I also explore how properties of the language that the system was trained on impacted relative performance. Parsers for languages with more syntactic "scrambling" seem to benefit from having a graph-based rather than transition-based architecture, and parsers for languages with richer morphology benefit substantially from having character-level information about each word. Adding a character model and high-performing part-of-speech tagger to the system allowed it to win by a substantial margin the 2017 CoNLL shared task on parsing Universal Dependencies (Nivre et al., 2016; Zeman et al., 2017; Nivre et al., 2017a,b), in which 28 teams competed to build the best parsers for 81 treebanks of 49 languages.  

There are also several dependency formalisms that aim to be more "semantic" in nature than syntactic (Oepen et al., 2014). Since some words can be arguments of multiple predicates at the level of semantics (such as Sandy in Sandy wanted to hug Kim,which is an argument of both want and hug),and some words are semantically vacuous (such as auxiliary to),these formalisms represent sentences as directed graphs rather than trees. The graph-based nature of my system also makes extending it to these non-tree dependency formalisms trivial, with a small tweak being enough to generate dependency representations where many words have multiple heads and many words have none. After modifying the system to produce graphs rather than trees, it achieves state-of-the-art performance on these datasets as well, by a fairly large margin.
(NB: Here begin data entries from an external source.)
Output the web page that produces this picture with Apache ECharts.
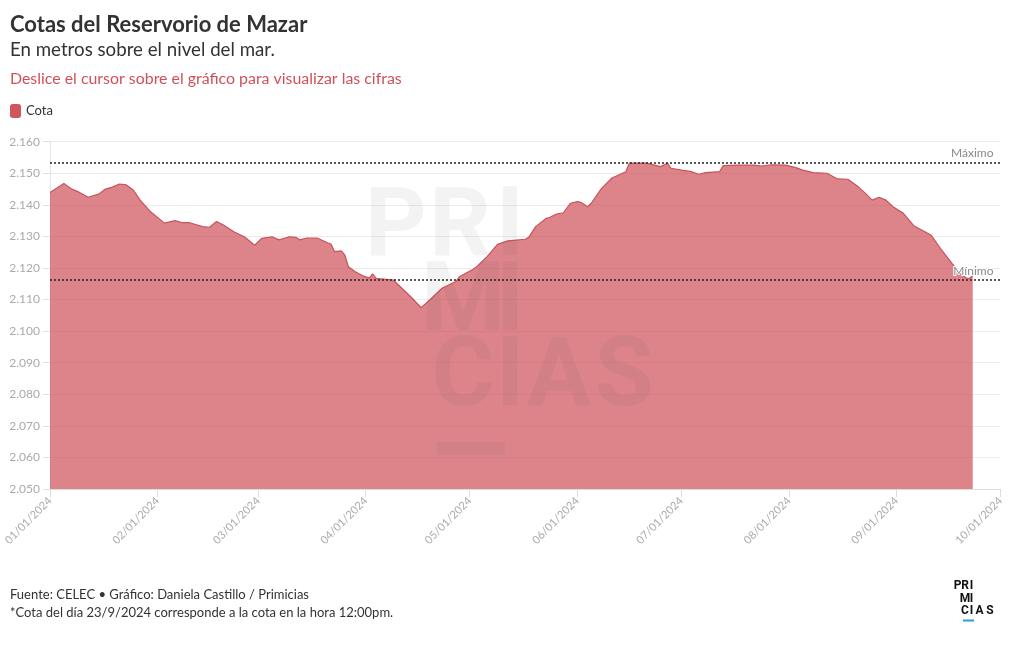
<!DOCTYPE html>
<html>
<head>
<meta charset="utf-8">
<script src="https://cdn.jsdelivr.net/npm/echarts@6/dist/echarts.min.js"></script>
<style>
html,body{margin:0;padding:0;background:#fff;}
#chart{width:1020px;height:650px;}
</style>
</head>
<body>
<div id="chart"></div>
<script>
// ---- Data ----
const fechas = [
'2024-01-01','2024-01-05','2024-01-07','2024-01-09','2024-01-12','2024-01-15','2024-01-17','2024-01-19','2024-01-21','2024-01-23','2024-01-25','2024-01-27','2024-01-30',
'2024-02-03','2024-02-06','2024-02-08','2024-02-10','2024-02-14','2024-02-16','2024-02-18','2024-02-20','2024-02-23','2024-02-26','2024-02-29',
'2024-03-02','2024-03-05','2024-03-07','2024-03-10','2024-03-12','2024-03-13','2024-03-15','2024-03-18','2024-03-21','2024-03-22','2024-03-23','2024-03-25','2024-03-26','2024-03-27','2024-03-29','2024-03-31',
'2024-04-02','2024-04-03','2024-04-04','2024-04-09','2024-04-10','2024-04-14','2024-04-17','2024-04-20','2024-04-23','2024-04-27','2024-04-28',
'2024-05-02','2024-05-03','2024-05-06','2024-05-09','2024-05-12','2024-05-17','2024-05-18','2024-05-20','2024-05-23','2024-05-24','2024-05-26','2024-05-28','2024-05-30',
'2024-06-01','2024-06-02','2024-06-04','2024-06-05','2024-06-08','2024-06-11','2024-06-15','2024-06-16','2024-06-21','2024-06-25','2024-06-27','2024-06-28',
'2024-07-01','2024-07-04','2024-07-06','2024-07-08','2024-07-12','2024-07-13','2024-07-17','2024-07-22','2024-07-24','2024-07-27','2024-07-31',
'2024-08-03','2024-08-05','2024-08-08','2024-08-12','2024-08-15','2024-08-18','2024-08-21','2024-08-23','2024-08-25','2024-08-27','2024-08-29','2024-08-31',
'2024-09-03','2024-09-06','2024-09-10','2024-09-11','2024-09-14','2024-09-17','2024-09-19','2024-09-21','2024-09-22','2024-09-23'
];
const cota = [
2143.9,2146.8,2145.2,2144.2,2142.4,2143.4,2145.0,2145.6,2146.6,2146.3,2144.7,2141.5,2137.8,
2134.2,2135.0,2134.4,2134.4,2133.1,2132.9,2134.7,2133.6,2131.5,2129.9,2127.2,
2129.4,2129.9,2128.9,2129.9,2129.7,2128.9,2129.5,2129.5,2128.0,2127.6,2125.2,2125.4,2124.1,2120.4,2118.8,2117.6,
2116.8,2118.1,2116.7,2116.2,2115.1,2110.9,2107.4,2110.4,2113.6,2115.7,2117.2,
2119.6,2120.4,2123.6,2127.5,2128.6,2129.1,2129.7,2133.1,2135.7,2136.0,2137.1,2137.5,2140.5,
2141.0,2140.8,2139.4,2140.5,2145.2,2148.5,2150.5,2153.2,2153.2,2152.1,2153.2,2151.6,
2151.0,2150.5,2149.7,2150.2,2150.5,2152.4,2152.6,2152.6,2152.3,2152.7,2152.6,
2151.8,2151.0,2150.2,2150.0,2148.2,2148.1,2145.7,2143.7,2141.5,2142.4,2141.5,2139.4,
2137.3,2133.4,2131.0,2130.4,2125.7,2121.5,2118.8,2116.9,2116.6,2117.6
];
const cotaMaxima = 2153.4;
const cotaMinima = 2116.3;
const yMin = 2050, yMax = 2160, yStep = 10;
const xInicio = '2024-01-01', xFin = '2024-10-01';
const serieNombre = 'Cota';

// ---- Chart ----
const FONT = 'Lato, "Noto Sans", sans-serif';
const chart = echarts.init(document.getElementById('chart'), null, {renderer:'canvas'});
const pad = n => (n < 10 ? '0' : '') + n;
const wmColor = 'rgba(90,90,90,0.07)';
const wmFont = 'bold 96px Roboto, "DejaVu Sans", sans-serif';
function wmLetter(t, cx, cy){
  return {type:'text', x:cx, y:cy, z:100, silent:true,
    style:{text:t, font:wmFont, fill:wmColor, align:'center', verticalAlign:'middle'}};
}
const logoFont = 'bold 12px Roboto, "DejaVu Sans", sans-serif';
function logoLetter(t, cx, cy){
  return {type:'text', x:cx, y:cy, z:100, silent:true,
    style:{text:t, font:logoFont, fill:'#111', align:'center', verticalAlign:'middle'}};
}

const option = {
  animation:false,
  backgroundColor:'#fff',
  textStyle:{fontFamily:FONT},
  title:[
    {text:'Cotas del Reservorio de Mazar', left:5, top:9,
     textStyle:{fontSize:22, fontWeight:'bold', color:'#333', fontFamily:FONT}},
    {text:'En metros sobre el nivel del mar.', left:5, top:35,
     textStyle:{fontSize:18.7, fontWeight:'normal', color:'#333', fontFamily:FONT}},
    {text:'Deslice el cursor sobre el gráfico para visualizar las cifras', left:5, top:66,
     textStyle:{fontSize:15.9, fontWeight:'normal', color:'#d0505a', fontFamily:FONT}},
    {text:'Fuente: CELEC • Gráfico: Daniela Castillo / Primicias\n*Cota del día 23/9/2024 corresponde a la cota en la hora 12:00pm.',
     left:5, top:581,
     textStyle:{fontSize:13, fontWeight:'normal', color:'#333', lineHeight:18, fontFamily:FONT}}
  ],
  legend:{
    left:5, top:99, itemWidth:11, itemHeight:14, itemGap:10,
    textStyle:{fontSize:13, color:'#333', fontFamily:FONT},
    data:[{name:serieNombre, icon:'roundRect', itemStyle:{color:'#d0555c'}}]
  },
  grid:{left:50, right:19.5, top:141.7, bottom:161, containLabel:false},
  xAxis:{
    type:'time',
    min:xInicio, max:xFin,
    minInterval:28*86400000, maxInterval:31*86400000,
    splitNumber:9,
    axisLine:{show:true, lineStyle:{color:'#dddddd'}},
    axisTick:{show:true, length:8, lineStyle:{color:'#dddddd'}},
    splitLine:{show:false},
    axisLabel:{
      rotate:45, color:'#aaaaaa', fontSize:11, fontFamily:FONT, margin:10,
      showMinLabel:true, showMaxLabel:true, hideOverlap:false,
      formatter:function(v){
        const d = new Date(v);
        return pad(d.getMonth()+1)+'/'+pad(d.getDate())+'/'+d.getFullYear();
      }
    }
  },
  yAxis:{
    type:'value', min:yMin, max:yMax, interval:yStep,
    axisLine:{show:true, lineStyle:{color:'#e6e6e6'}},
    axisTick:{show:true, length:7, lineStyle:{color:'#e0e0e0'}},
    splitLine:{show:true, lineStyle:{color:'#ececec', width:1}},
    axisLabel:{color:'#aaaaaa', fontSize:12, fontFamily:FONT, margin:10,
      formatter:function(v){ return (v/1000).toFixed(3); }}
  },
  series:[{
    name:serieNombre,
    type:'line',
    data:fechas.map((f,i)=>[f, cota[i]]),
    showSymbol:false,
    smooth:false,
    lineStyle:{color:'#c9535a', width:1.2},
    itemStyle:{color:'#d0555c'},
    areaStyle:{color:'#cd5058', opacity:0.7, origin:'start'},
    z:2,
    markLine:{
      silent:true, symbol:'none',
      lineStyle:{color:'#222', type:[2,2], width:1.6},
      label:{position:'insideEndTop', color:'#8a8a8a', fontSize:12, fontFamily:FONT,
        textBorderColor:'#fff', textBorderWidth:2, distance:[7,3]},
      data:[
        {yAxis:cotaMaxima, label:{formatter:'Máximo'}},
        {yAxis:cotaMinima, label:{formatter:'Mínimo'}}
      ]
    }
  }],
  graphic:[
    wmLetter('P',396,231), wmLetter('R',460,231), wmLetter('I',510,231),
    wmLetter('M',463,306), wmLetter('I',510,306),
    wmLetter('C',463,381), wmLetter('I',510,381), wmLetter('A',559,381), wmLetter('S',624,381),
    {type:'rect', z:100, silent:true, shape:{x:437,y:442,width:68,height:13}, style:{fill:wmColor}},
    logoLetter('P',957.5,586), logoLetter('R',965,586), logoLetter('I',971.5,586),
    logoLetter('M',965,598.5), logoLetter('I',971.5,598.5),
    logoLetter('C',965,611), logoLetter('I',971.5,611), logoLetter('A',979.5,611), logoLetter('S',990,611),
    {type:'rect', z:100, silent:true, shape:{x:963,y:619.5,width:11,height:2}, style:{fill:'#2a9fd6'}}
  ]
};
chart.setOption(option);
</script>
</body>
</html>
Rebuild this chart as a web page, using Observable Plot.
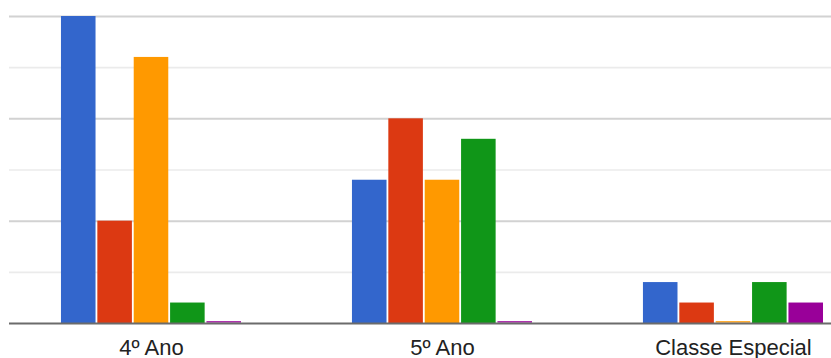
<!DOCTYPE html>
<html>
<head>
<meta charset="utf-8">
<script src="https://cdn.jsdelivr.net/npm/d3@7"></script>
<script src="https://cdn.jsdelivr.net/npm/@observablehq/plot@0.6"></script>
<style>
  html, body { margin: 0; padding: 0; background: #fff; }
  #chart svg { display: block; }
</style>
</head>
<body>
<div id="chart"></div>
<script>
// Categories (x groups)
const categories = ["4º Ano", "5º Ano", "Classe Especial"];
// Series names and colours
const seriesNames = ["Série 1", "Série 2", "Série 3", "Série 4", "Série 5"];
const seriesColors = ["#3366cc", "#dc3912", "#ff9900", "#109618", "#990099"];
// Values per series (one value per category)
const serie1 = [30, 14, 4];
const serie2 = [10, 20, 2];
const serie3 = [26, 14, 0];
const serie4 = [2, 18, 4];
const serie5 = [0, 0, 2];
// Gridline values
const majorTicks = [10, 20, 30];
const minorTicks = [5, 15, 25];

const seriesValues = [serie1, serie2, serie3, serie4, serie5];
const data = [];
categories.forEach((cat, ci) => {
  seriesNames.forEach((s, si) => {
    data.push({category: cat, series: s, key: cat + "|" + s, value: seriesValues[si][ci]});
  });
});

// Band domain: series keys per category, with spacer keys between groups
const gapCount = 3;
const xDomain = [];
categories.forEach((cat, ci) => {
  seriesNames.forEach(s => xDomain.push(cat + "|" + s));
  if (ci < categories.length - 1) {
    for (let g = 0; g < gapCount; g++) xDomain.push("gap" + ci + "-" + g);
  }
});
const labelKeys = categories.map(cat => cat + "|" + seriesNames[2]);

const chart = Plot.plot({
  width: 831,
  height: 358,
  marginTop: 16,
  marginBottom: 35,
  marginLeft: 9,
  marginRight: 0,
  style: {fontFamily: "'Liberation Sans', Arial, sans-serif", background: "#fff"},
  x: {type: "band", domain: xDomain, range: [60.06, 823.9], paddingInner: 0.05, paddingOuter: 0.025, round: false, axis: null},
  y: {domain: [0, 30], axis: null},
  color: {domain: seriesNames, range: seriesColors},
  marks: [
    Plot.ruleY(minorTicks, {stroke: "#ebebeb", strokeWidth: 1.6}),
    Plot.ruleY(majorTicks, {stroke: "#d2d2d2", strokeWidth: 2}),
    Plot.barY(data, {x: "key", y: "value", fill: "series"}),
    Plot.tickY(data.filter(d => d.value === 0), {x: "key", y: "value", stroke: "series", strokeWidth: 1.6, strokeOpacity: 0.8, dy: -1.6}),
    Plot.ruleY([0], {stroke: "#6b6b6b", strokeWidth: 2}),
    Plot.axisX({
      ticks: labelKeys,
      tickFormat: k => k.split("|")[0],
      tickSize: 0,
      tickPadding: 16,
      fontSize: 22,
      fill: "#222",
      label: null
    })
  ]
});
document.getElementById("chart").appendChild(chart);
</script>
</body>
</html>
This work not only provides an open-source, simple, fast, flexible, and powerful dependency parser, but more generally demonstrates the power of well-tuned, simple neural machine learning systems. 

(The format for this open part of the oral exam is a 30-45 minute talk by the Ph.D. candidate followed by questions from those attending, for a total of no more than 75 minutes. Please arrive promptly!)

Oral exam committee: Christopher D. Manning (Advisor), Dan Jurafsky, Martin Kay, Boris Harizanov

University oral exam chair: Thomas Icard 

Event Type: 
Dissertation Oral Presentation